Global financial markets are anxious about potential fallout from a US debt default. Meanwhile, Bitcoin, the leading cryptocurrency, remains steady, maintaining momentum around $27K, creating ambiguity about its next steps amid economic turmoil. As talks remain at a standstill over raising the US government’s $31.4 trillion debt ceiling, stirring financial market jitters, some analysts are breaking away from popular opinion. They warn that a potential agreement could cause a downturn in the cryptocurrency market.
Bitcoin Settles In A Tightest Price Range
Glassnode, an on-chain analytics company, reports a significant lull in crypto market activity recently. Despite anticipated market fluctuations, Bitcoin, the largest cryptocurrency by market cap, has maintained a remarkably consistent price range for several months.
The graph indicates a 3.4% difference between the highest and lowest prices from the week leading up to May 21. This noteworthy stability persists even amidst ongoing worries about the soundness of U.S. regional banks and the nation’s debt ceiling.

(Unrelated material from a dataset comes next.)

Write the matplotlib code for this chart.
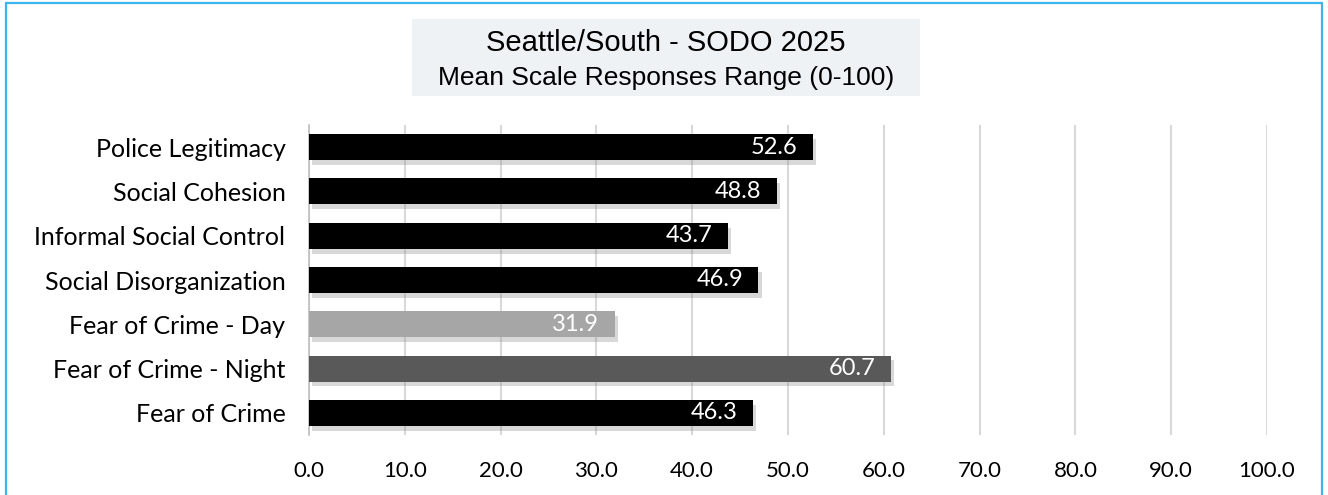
import matplotlib
matplotlib.use("Agg")
import matplotlib.pyplot as plt
import matplotlib.patheffects as pe
from matplotlib.patches import Rectangle

categories = ["Police Legitimacy", "Social Cohesion", "Informal Social Control",
              "Social Disorganization", "Fear of Crime - Day", "Fear of Crime - Night",
              "Fear of Crime"]
values = [52.6, 48.8, 43.7, 46.9, 31.9, 60.7, 46.3]
bar_colors = ["#000000", "#000000", "#000000", "#000000", "#a6a6a6", "#595959", "#000000"]
xticks = [0, 10, 20, 30, 40, 50, 60, 70, 80, 90, 100]
title1 = "Seattle/South - SODO 2025"
title2 = "Mean Scale Responses Range (0-100)"

W, H = 1328, 495
fig = plt.figure(figsize=(W / 100, H / 100), dpi=100)
fig.patch.set_facecolor("white")

# blue frame
fig.add_artist(Rectangle((6 / W, -0.02), (1322 - 6) / W, 1 - 3 / H + 0.02,
                         transform=fig.transFigure, fill=False,
                         edgecolor="#3db4ee", linewidth=1.6))

ax = fig.add_axes([309 / W, 1 - 435 / H, (1267 - 309) / W, 310 / H])
y = list(range(len(categories)))
bars = ax.barh(y, values, height=0.59, color=bar_colors, zorder=3)
for b in bars:
    b.set_path_effects([pe.SimplePatchShadow(offset=(2.5, -3.5), shadow_rgbFace="#808080", alpha=0.3),
                        pe.Normal()])

label_font = "Lato"
for yi, v in zip(y, values):
    ax.annotate(f"{v:.1f}", xy=(v, yi), xytext=(-11, 0), textcoords="offset points",
                ha="right", va="center", color="white", fontsize=17,
                family=label_font, zorder=4)

ax.set_xlim(0, 100)
ax.set_ylim(len(categories) - 0.5, -0.5)
ax.set_xticks(xticks)
ax.set_xticklabels([f"{t:.1f}" for t in xticks], family=label_font, fontsize=16)
ax.set_yticks(y)
ax.set_yticklabels(categories, family=label_font, fontsize=18)
ax.tick_params(axis="both", length=0)
ax.tick_params(axis="x", pad=19)
ax.tick_params(axis="y", pad=17)
ax.grid(axis="x", color="#d9d9d9", linewidth=1.5, zorder=0)
ax.set_axisbelow(True)
for s in ["top", "right", "bottom"]:
    ax.spines[s].set_visible(False)
ax.spines["left"].set_color("#bfbfbf")
ax.spines["left"].set_linewidth(1.2)

# title box
fig.add_artist(Rectangle((412 / W, 1 - 96 / H), (920 - 412) / W, 77 / H,
                         transform=fig.transFigure, facecolor="#eef2f5",
                         edgecolor="none"))
fig.text(666 / W, 1 - 43 / H, title1, ha="center", va="center",
         family="Liberation Sans", fontsize=21)
fig.text(666 / W, 1 - 78 / H, title2, ha="center", va="center",
         family="Liberation Sans", fontsize=19)

fig.savefig("out.png", dpi=100)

When the debt ceiling is eventually raised, the Treasury is expected to replenish its cash reserves by issuing more government bonds. This could potentially drain liquidity from the system and apply upward pressure on bond yields. As increased issuance often leads to lower prices and higher yields, Bitcoin (BTC), which typically moves counter to bond yields, might be affected.
So, while an agreement could alleviate significant economic uncertainty, assets such as Bitcoin, which lack ties to the tangible economy and rely heavily on fiat liquidity, may actually face challenges.
According to several commentators, Bitcoin attracted safe-haven investments during the banking crisis in March, while other interest rate-sensitive assets like tech stocks also thrived, as traders anticipated early Federal Reserve moves towards rate reductions. Essentially, Bitcoin continues to be a risk asset predominantly influenced by liquidity.
What To Expect From BTC Price Next?
Bitcoin has been experiencing limited price fluctuations in recent days. Typically, such restricted ranges are succeeded by an expansion in range, leading to pronounced trending movements. Glassnode observed that Bitcoin’s seven-day price range is similar to situations in January 2023 and July 2020, both periods that were followed by significant market shifts.
The bears have effectively protected the 20-day EMA, yet failed to drive the price down to the key support at $25,000, implying that bulls are capitalizing on minor price drops. BTC price is currently trading at $26.8K, declining over 0.21% in the last 24 hours.
As long as the price remains above the immediate support of $26,358, the bulls will strive to propel the price back into the symmetrical triangle pattern. Success in this could imply market rejection of lower levels, potentially enhancing the chances of a rally to the resistance line, which might again pose a significant challenge for the bulls.
In contrast to this scenario, if the price dips and breaches the $26,358 mark, it would suggest a supply surplus. This could then cause a potential drop to the critical $25,500 level.